- Directed by: Roger Corman
- Written by: Charles B. Griffith Mark Hanna
- Produced by: Roger Corman
- Starring: Beverly Garland Richard Denning
- Music by: Ronald Stein
- Production company: Sunset Productions
- Distributed by: American International Pictures
- Release date: January 1957;
- Running time: 68 min.
- Country: United States
- Language: English
- Budget: $100,000

= Naked Paradise =

1957 film by Roger Corman

Naked Paradise (sometimes credited as Thunder Over Hawaii) is a 1957 drama film directed by Roger Corman. It stars Richard Denning and Beverly Garland.

Corman later asked Charles B. Griffith, who worked on the script, to reuse his screenplay for Atlas (1960), Beast from Haunted Cave (1960), and Creature from the Haunted Sea (1961).

==Plot==
Duke Bradley's boat is hired to sail a group to the Hawaiian Islands. His passengers include Zac Cotton, alcoholic girlfriend Max McKenzie, and a pair of thugs, Mitch and Stony, who following a lūʻau, without Duke's knowledge, rob a plantation of its payroll.

The gang intends to continue on to another island in the South Pacific, but tempers flare after Max is struck by Zac, which causes Duke to quit, demanding payment. As he is about to set sail, Max asks to go with him, determined to change her life. A hurricane hits, however, forcing Duke to turn back. On arrival, he is beaten unconscious by Mitch and Stony, while the woman is roughed up by Zac.

Zac intends to make off with Duke's schooner and takes a local girl, Lanai, as a hostage, shooting Stony, who objects to this. A fight ensues in which Duke triumphs after Zac is killed by the boat's propeller. Duke and Max sail away.

==Cast==
- Beverly Garland as Max
- Richard Denning as Duke
- Dick Miller as Mitch
- Jonathan Haze as Stony
- Leslie Bradley as Zac
- Lisa Montell as Lanai

==Production==

In early July 1956, Beverly Garland was announced as starring in Naked Paradise by R. Wright Campbell and directed by Roger Corman. Garland had made several films for Corman, including Not of This Earth, It Conquered the World, and Gunslinger. A few days later, John Ireland, who had just made Gunslinger for Corman under a two-picture deal, was announced to be Garland's costar. Filming was to begin on September 12.

An August announcement had Lisa Montell, who had been in Shark Reef to be starring. Ireland was still attached at this stage. He was soon replaced by Richard Denning.

Robert Wright Campbell's script was rewritten by Charles B. Griffith.

Filming started 2 September 1956. The film was shot in two weeks on location in Hawaii, back-to-back with She Gods of Shark Reef.
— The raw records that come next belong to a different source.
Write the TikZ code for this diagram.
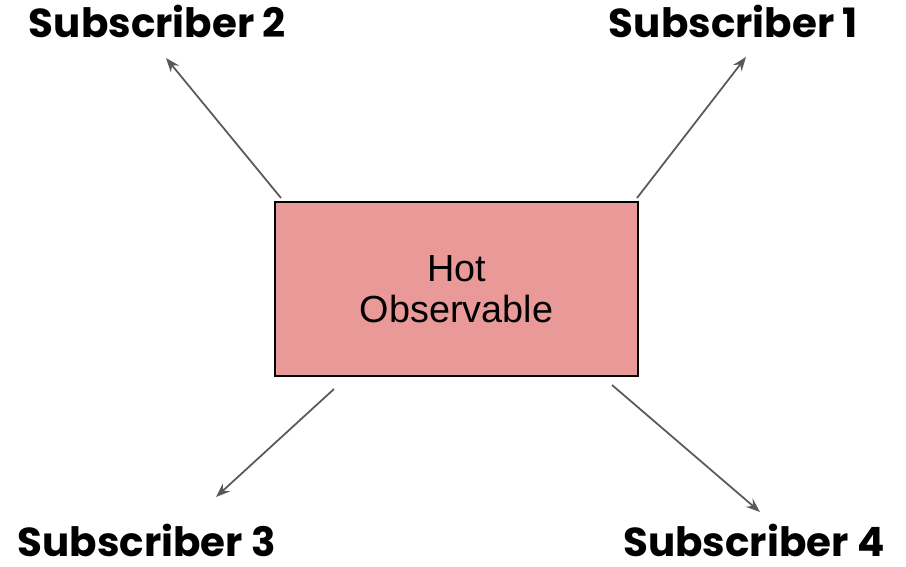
\documentclass[tikz,border=0pt]{standalone}
\usepackage{fontspec}
\setmainfont{Liberation Sans}
\newfontfamily\labelfont{Poppins}
\usepackage{tikz}
\usetikzlibrary{positioning, arrows.meta}

\definecolor{hotpink}{HTML}{EA9999}
\definecolor{arrowgray}{HTML}{595959}

\begin{document}
\begin{tikzpicture}[x=0.02cm, y=-0.02cm,
    source/.style={rectangle, draw, black, line width=0.7pt, fill=hotpink, minimum width=7.26cm, minimum height=3.48cm, align=center, font=\fontsize{21.5}{23.5}\selectfont},
    subscriber/.style={font=\labelfont\bfseries\fontsize{23}{26}\selectfont, inner sep=0pt},
    link/.style={draw, arrowgray, line width=1pt, -{Stealth[length=8pt, width=6pt]}}]

    \useasboundingbox (0,0) rectangle (906,567);

    % --- Source Node ---
    \node[source] (hot) at (456.5,289) {Hot\\Observable};

    % --- Subscribers ---
    \node[subscriber] (sub2) at (157.5,21) {Subscriber 2};
    \node[subscriber] (sub1) at (733.5,21) {Subscriber 1};
    \node[subscriber] (sub3) at (147,540) {Subscriber 3};
    \node[subscriber] (sub4) at (754,540) {Subscriber 4};

    % --- Arrow End Points ---
    \coordinate (s2) at (281,198);
    \coordinate (t2) at (166,58);
    \coordinate (s1) at (637,198);
    \coordinate (t1) at (746,57);
    \coordinate (s3) at (334,389);
    \coordinate (t3) at (216,497);
    \coordinate (s4) at (612,385);
    \coordinate (t4) at (760,512);

    % --- Links ---
    \draw[link] (s2) -- (t2);
    \draw[link] (s1) -- (t1);
    \draw[link] (s3) -- (t3);
    \draw[link] (s4) -- (t4);

\end{tikzpicture}
\end{document}
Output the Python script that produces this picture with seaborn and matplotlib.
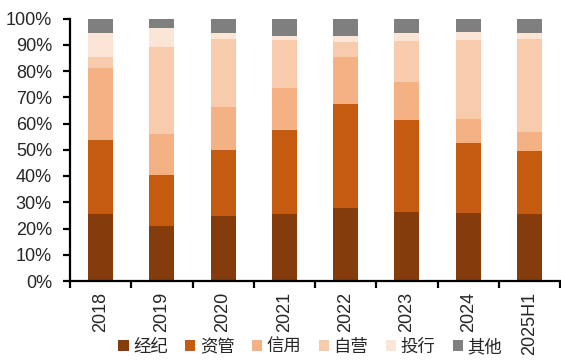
import matplotlib
matplotlib.use("Agg")
import matplotlib.pyplot as plt
import numpy as np
import pandas as pd
import seaborn as sns

# Revenue structure by business line (% of total)
periods = ["2018", "2019", "2020", "2021", "2022", "2023", "2024", "2025H1"]
brokerage = [25.7, 20.8, 24.8, 25.7, 27.9, 26.3, 25.9, 25.6]   # 经纪
asset_mgmt = [27.9, 19.4, 25.1, 31.8, 39.4, 34.9, 26.6, 23.9]  # 资管
credit = [27.4, 15.7, 16.4, 16.0, 17.9, 14.5, 9.2, 7.2]        # 信用
proprietary = [4.2, 33.1, 25.7, 18.5, 5.7, 15.9, 30.2, 35.4]   # 自营
ib = [9.2, 7.5, 2.6, 1.4, 2.6, 2.7, 2.9, 2.2]                  # 投行
other = [5.6, 3.5, 5.4, 6.6, 6.5, 5.7, 5.2, 5.7]               # 其他

series_names = ["经纪", "资管", "信用", "自营", "投行", "其他"]
series_values = [brokerage, asset_mgmt, credit, proprietary, ib, other]
colors = ["#843C0C", "#C55A11", "#F4B183", "#F8CBAD", "#FBE5D6", "#7F7F7F"]
y_ticks = list(range(0, 101, 10))

sns.set_theme(style="white")
plt.rcParams["font.family"] = ["Liberation Sans", "Noto Sans CJK SC", "DejaVu Sans"]

df = pd.DataFrame(dict(zip(series_names, series_values)), index=periods)
cum = df.cumsum(axis=1)

fig = plt.figure(figsize=(5.61, 3.61), dpi=100)
ax = fig.add_axes([70 / 561, 1 - 281 / 361, 490 / 561, (281 - 18.5) / 361])

# stacked bars: draw cumulative totals from the top layer down
for name, color in reversed(list(zip(series_names, colors))):
    sns.barplot(x=periods, y=cum[name].values, color=color, width=0.41,
                ax=ax, saturation=1, label=name, linewidth=0)

ax.set_xlim(-0.5, len(periods) - 0.5)
ax.set_ylim(0, 100)
ax.set_yticks(y_ticks)
ax.set_yticklabels([f"{v}%" for v in y_ticks], fontsize=13)

ax.set_xticks(range(len(periods)))
ax.set_xticklabels(periods, rotation=90, fontsize=13)
ax.set_xticks(np.arange(-0.5, len(periods), 1.0), minor=True)
ax.tick_params(axis="x", which="major", length=0, pad=8)
ax.tick_params(axis="x", which="minor", length=5, width=1.6, color="black",
               direction="out", bottom=True)
ax.tick_params(axis="y", length=5, width=1.6, color="black", direction="out",
               left=True, pad=8)

for side in ["top", "right"]:
    ax.spines[side].set_visible(False)
for side in ["left", "bottom"]:
    ax.spines[side].set_visible(True)
    ax.spines[side].set_color("black")
    ax.spines[side].set_linewidth(1.6)

handles, labels = ax.get_legend_handles_labels()
order = [labels.index(n) for n in series_names]
ax.legend([handles[i] for i in order], [labels[i] for i in order],
          loc="center", bbox_to_anchor=(0.49, -0.25), ncol=6, frameon=False,
          fontsize=12.5, handlelength=0.6, handleheight=0.6,
          handletextpad=0.25, columnspacing=1.0, borderaxespad=0)

fig.savefig("out.png", dpi=100)
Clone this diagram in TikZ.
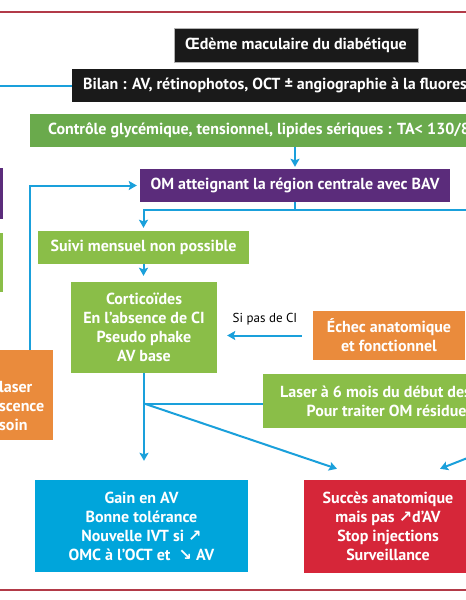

Samuel Arkoff of AIP has a small role in the movie. Arkoff later recalled:
We went over to Hawaii — me, my two kids and my wife, Jim Nicholson with his wife and three kids. Roger told me to come over to where he was shooting, and he gave me this one line to read to Richard Denning: "It's been a good harvest, and the money is in the safe." Now that's a key line (laughs)! That was my first and last role; I've never been asked back into any of 'em since!
The Cocoa Palms Hotel received an on screen credit in exchange for housing the films stars at a reduced rate.

Garland recalled, "We filmed on the island of Kauai, stayed at the Coca Palms Hotel, and had great accommodations. Roger really did this one up the right way. I don't know if it was because we were at this beautiful location and Roger simply felt like spending more, but it was one of the best locations ever, especially for a Roger Corman film." However, it was the last film Garland made for the director.

==Release==
The film was initially released as a double feature with Flesh and the Spur It was re-released in 1960 under the title Thunder over Hawaii.

==Reception==
Variety found the film colorful, with interesting action and a well-knit story.

Monthly Film Bulletin found the picture beautifully shot, but average in other facets.

The Los Angeles Times said, "some beautiful Hawaiian scenery, an excellent performance by Richard Denning... and a very believable characterization by Beverly Garland make the picture quite tolerable."